Lembro que você sugeriu em outro texto - ah! naquele dos textos que apaixonam - que eu seria um advogado.
Quase isso. Sou bacharel em Direito e atuo como secretário de um Juiz de Direito, e tenho também pretensões de chegar a me tornar um - quem sabe?
Tenho muitos parentes numa cidadezinha aí do litoral capixaba, mais ao sul de onde vocês estão - Piúma - a quem estou devendo uma visita já há bem uns 14 anos, e certamente, em lá indo, esticarei a Vitória, quem sabe assistir algumas aulas suas como ouvinte, quem sabe trocar idéias como você sugeriu.
Marxista, eu? Não sabia! Sério! Apesar de ainda me emocionar com Diários de Motocicleta (rsrsrs).

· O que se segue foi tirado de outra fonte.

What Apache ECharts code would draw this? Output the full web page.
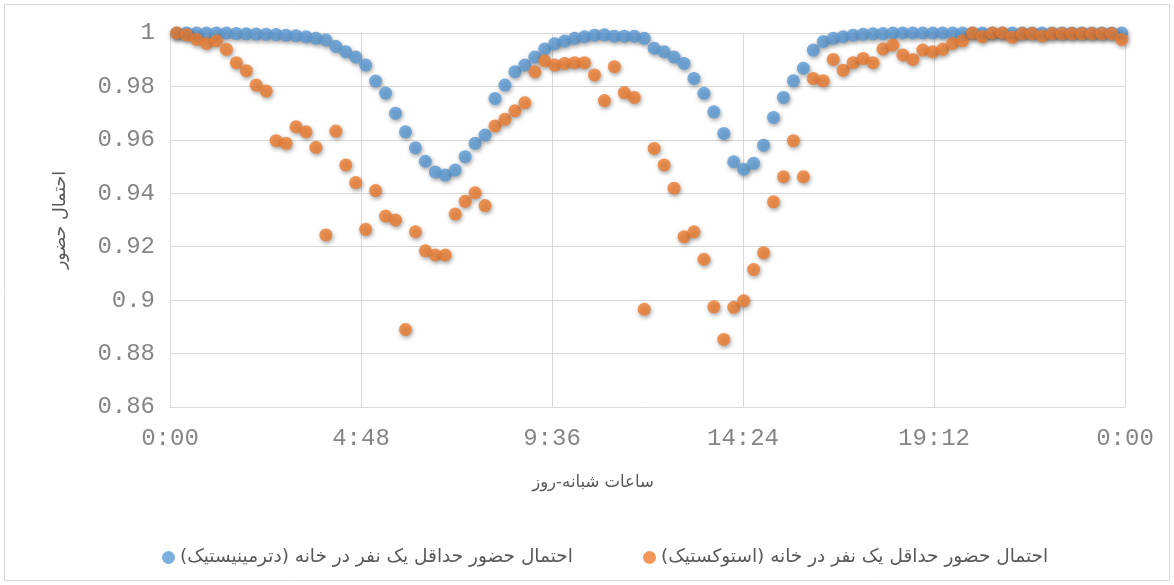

Gostei principalmente do final: feridos voltando para casa, uma nova forma de ser igreja, sem alienação, obscurantismos, dogmatismos... mas aí você veio com um NÃO categórico! Pô, e os novos céus e nova terra?
Vamos nos falando.
Abração!
P.S.: ah! excluí você dos meus amigos no facebook, mas foi um equívoco; quando eu mandar a solicitação de amizade de novo, se der, dá um ok! Valeu?
Não lembrava que já havia elogiado sua pena... Mas você é bom. Em analisar e em escrever. Parabéns! Raro, hoje em dia.
O não é porque eu não crio ilusões. Não significa que não ocorrerá - eu só acho que não ocorrerá, mas, eventualmente, eu me trumbique.
Não haverá mais reformas. Acabou. E pela simples razão de que uma igreja, você até reforma, milhões?, que são independentes?, e tantas nas mãos de doidos? Impossível.
Acredito, aí sim, na reforma de comunidades, sem esperanças ingênuas de que seja um movimento da IGREJA DE CRISTO. Isso não mais. Mas aquela comunidade ali, específica, isso, sim. Mas serão - se houver - poucas. O fato de eu ter causado tanta resistência com um dizer tão simples - o modelo Bíblia e oração aliena - revela que não há boa disposição para admiti-lo e, em sendo assim, nenhuma para a mudança.
Não me incomoda mais.
Só me preocupa como brasileiro. O Brasil é o conjunto de seus cidadãos - e eu tremo de medo pelo que estamos criando, fora da igreja e dentro dela.
Será legal se nos encontrarmos um dia. Piúma é logo ali...
Osvaldo
César, sua questão é, para mim, a mais importante questão teórica de hoje: o que faz com que as pessoas "se deixem alienar". Há respostas da filosofia política (infantilização, assujeitamento ideológico etc), mas não me satisfazem mais, porque podem ser apenas ideológicas, como você bem aponta.
Eventualmente, nós, críticos delas, das neo, estejamos errados. Todavia, anteontem, Waldemiro lançou uma pra de câncer contra o homem que o denunciou ao MP, e isso pela TV e em rede nacional. Isso não pode ser bom em nenhum sentido e, das duas uma, ou as pessoas que lá estão equivalem-se ao apóstolo ou estão "zumbizadas" por alguma razão, seja interesse pessoal, seja o que for.
Minha pesquisa hoje se dá no campo das neurociências, a ver se há mecanismos bio-psicológicos que explicariam esse suposto fenômeno de deixar-se levar.
Quem sabe no final se chegue à conclusão de que está ali um constrangedor caso de plena liberdade?